行政DXを推進するとともに、国全体のカルチャー変革にもチャレンジ
ソリューションの提供以外に働きかけていることがあれば教えてください。
行政DXを実現していくためには、自治体職員の意識も変わっていく必要があるため、カルチャー変革に取り組もうという自治体も徐々に増えてきています。NECでは2018年より社内変革プロジェクト「Project RISE」を推進しています。これを自治体にも適用できないか検討を始めています。

カルチャー変革を推進する背景にはどんな考えがあるのでしょうか。
従来のようにお客さまの依頼に応えてソリューションを提供するだけでなく、たとえばソートリーダーシップ活動を通じて政治家や有識者、官僚等への政策提言を積極的に行い、NECがもっているノウハウやテクノロジーを提供しながら、社会をよりよい方向に変えていきたいと考えています。
そして、社会や暮らしを止めないために、我が国全体のカルチャー変革にも、より積極的にチャレンジしていきたいです。行政DXの分野で世界をリードしているデンマークでは、すべての国民が社会全体でどうありたいのかを考え、「こうありたい」というイメージをしっかり持っています。みんなで話し合ったうえで目標を決め、デジタルをうまく活用して目標と現状とのギャップを計画的に埋めていくデンマークの人たちの姿勢も、ぜひ参考にしたいところです。その結果として、日本の行政DXが推進され、より豊かな未来に向けてチャレンジし続けることができればと思います。
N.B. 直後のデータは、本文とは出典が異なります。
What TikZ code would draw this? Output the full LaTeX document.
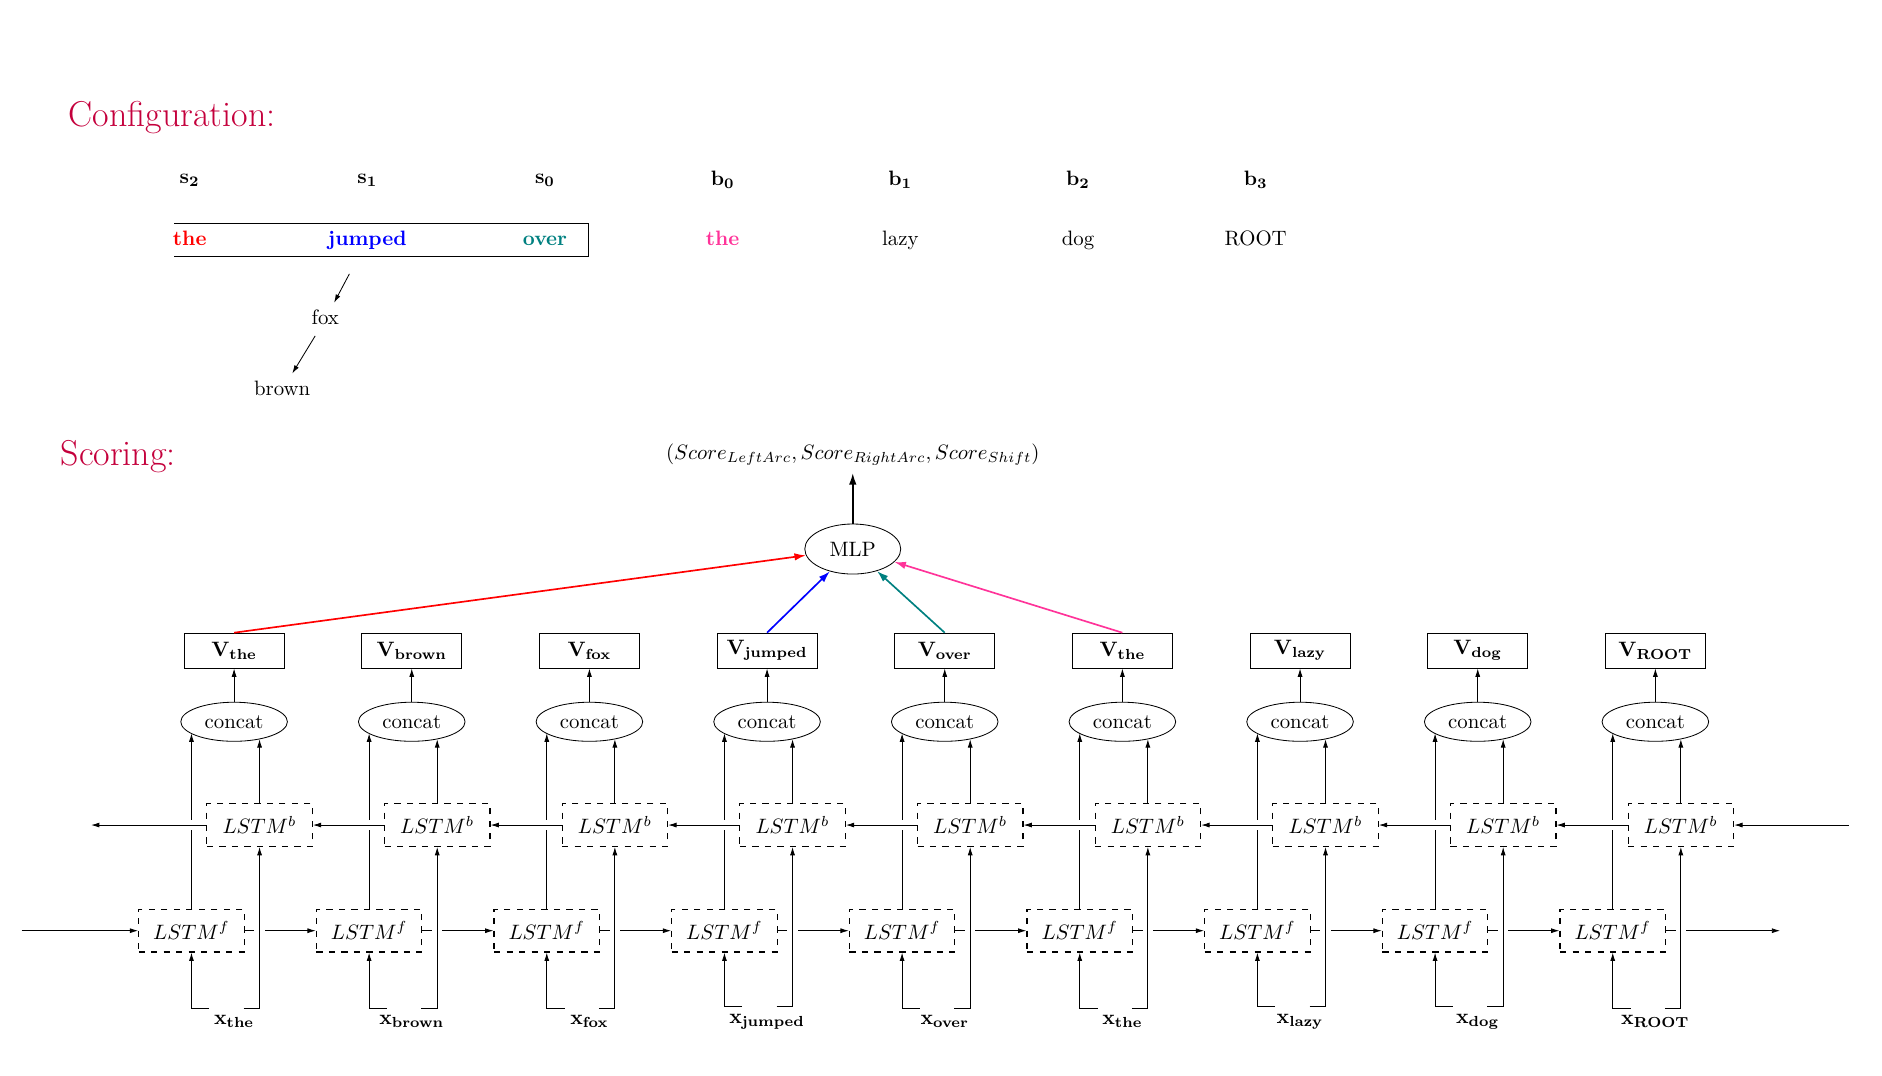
\documentclass[tikz,border=0pt]{standalone}
\usepackage{tikz}
\usetikzlibrary{shapes, positioning, arrows.meta, calc}
\definecolor{titlered}{RGB}{196,0,60}
\definecolor{hotpink}{RGB}{255,51,153}
\tikzset{
  lstm/.style={
    rectangle,
    draw=black, semithick, dashed,
    minimum width=1.78cm,
    minimum height=0.72cm,
    inner sep=2pt
  },
  vecbox/.style={
    rectangle,
    draw=black,
    minimum width=1.69cm,
    minimum height=0.59cm,
    inner sep=2pt
  },
  concatnode/.style={
    ellipse,
    draw=black,
    minimum width=1.8cm,
    minimum height=0.66cm,
    inner sep=1pt
  },
  mlpnode/.style={
    ellipse,
    draw=black,
    minimum width=1.62cm,
    minimum height=0.845cm,
    inner sep=1pt
  },
  word/.style={
    text height=6.94pt,
    text depth=1.94pt,
    inner sep=3.33pt
  },
  heading/.style={
    anchor=west,
    text=titlered,
    font=\LARGE
  },
  arrow/.style={
    ->,
    >={Latex[length=4pt, width=2.4pt]}
  },
  boldarrow/.style={
    thick,
    ->,
    >={Latex[length=5.5pt, width=3.6pt]}
  },
  crossgap/.style={
    preaction={draw=white, -, line width=5pt, shorten <=1pt, shorten >=1pt}
  }
}

\begin{document}
\begin{tikzpicture}
\useasboundingbox (0,0) rectangle (31.78,18.162);
% Arc-standard configuration, scored by a BiLSTM + MLP

% configuration
\node[heading] (config) at (1.04,16.176) {Configuration:};

\foreach \lab [count=\k from 0] in {s_2,s_1,s_0,b_0,b_1,b_2,b_3}
  \node (pos\k) at ({3.203+3*\k},15.12) {$\mathbf{\lab}$};

\node[word, text=red, font=\bfseries] (w2) at (3.203,14.108) {the};
\node[word, text=blue, font=\bfseries] (w1) at (6.203,14.108) {jumped};
\node[word, text=teal, font=\bfseries] (w0) at (9.203,14.108) {over};
\node[word, text=hotpink, font=\bfseries] (bf0) at (12.203,14.108) {the};
\node[word] (bf1) at (15.203,14.108) {lazy};
\node[word] (bf2) at (18.203,14.108) {dog};
\node[word] (bf3) at (21.203,14.108) {ROOT};

\node[word] (fox) at (5.493,12.77) {fox};
\node[word] (brown) at (4.764,11.574) {brown};

% stack, open on the left
\draw ([xshift=0.15cm]w2.west |- w1.north) -- ([xshift=0.23cm]w0.east |- w1.north)
  |- ([xshift=0.15cm]w2.west |- w1.south);

\draw [arrow, shorten <=0.33cm] (w1) -- (fox);
\draw [arrow] (fox) -- (brown);

% scoring
\node[heading] (scoring) at (0.9,10.46) {Scoring:};
\node (score) at (14.40,10.48) {$(Score_{LeftArc}, Score_{RightArc}, Score_{Shift})$};
\node[mlpnode] (mlp) at (14.40,8.891) {MLP};

\foreach \w [count=\i] in {the,brown,fox,jumped,over,the,lazy,dog,ROOT} {
  \pgfmathsetmacro{\cx}{0.953+3*\i}
  \node[vecbox] (v\i) at (\cx,7.176) {$\mathbf{V_{\w}}$};
  \node[concatnode] (c\i) at (\cx,5.974) {concat};
  \node[lstm] (b\i) at (\cx+0.43,4.230) {$LSTM^b$};
  \node[lstm] (f\i) at (\cx-0.72,2.446) {$LSTM^f$};
  \node (x\i) at (\cx,0.908) {$\mathbf{x_{\w}}$};
}

% edges

%% forward LSTM
\coordinate (fin) at (0.365,2.446);
\coordinate (fout) at (30.06,2.446);
\draw [arrow] (fin) -- (f1.west);
\foreach \i [count=\j from 2] in {1,...,8}
  \draw [arrow] (f\i.east) -- (f\j.west);
\draw [arrow] (f9.east) -- (fout);

%% inputs, forward outputs
\foreach \i in {1,...,9} {
  \draw [arrow] ([xshift=-0.42cm]x\i.north) -| (f\i.south);
  \draw [arrow, crossgap] ([xshift=0.16cm]x\i.north) -| (b\i.south);
  \draw [arrow] (f\i.north) -- (f\i.north |- c\i.195);
}

%% backward LSTM
\coordinate (bin) at (31.22,4.230);
\coordinate (bout) at (1.538,4.230);
\draw [arrow] (bin) -- (b9.east);
\foreach \i [count=\j from 2] in {1,...,8}
  \draw [arrow, crossgap] (b\j.west) -- (b\i.east);
\draw [arrow, crossgap] (b1.west) -- (bout);

\foreach \i in {1,...,9} {
  \draw [arrow] (b\i.north) -- (b\i.north |- c\i.326);
  \draw [arrow] (c\i.north) -- (v\i.south);
}

%% features into the MLP
\draw [boldarrow, red] (v1.north) -- (mlp);
\draw [boldarrow, blue] (v4.north) -- (mlp);
\draw [boldarrow, teal] (v5.north) -- (mlp);
\draw [boldarrow, hotpink] (v6.north) -- (mlp);
\draw [boldarrow] (mlp) -- (score);

\end{tikzpicture}
\end{document}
少子高齢化社会への対応、住民と職員のwell-beingの実現に向けて、デジタルの力を駆使することで、より豊かな未来を築いていく。「社会を止めない。暮らしを止めない。」NECはこれからも、様々な角度から行政DXを推し進めるだけでなく、積極的にソートリーダーシップ活動を推進していくことで、すべての人々が生き生きと暮らせるデジタル社会を創っていきます。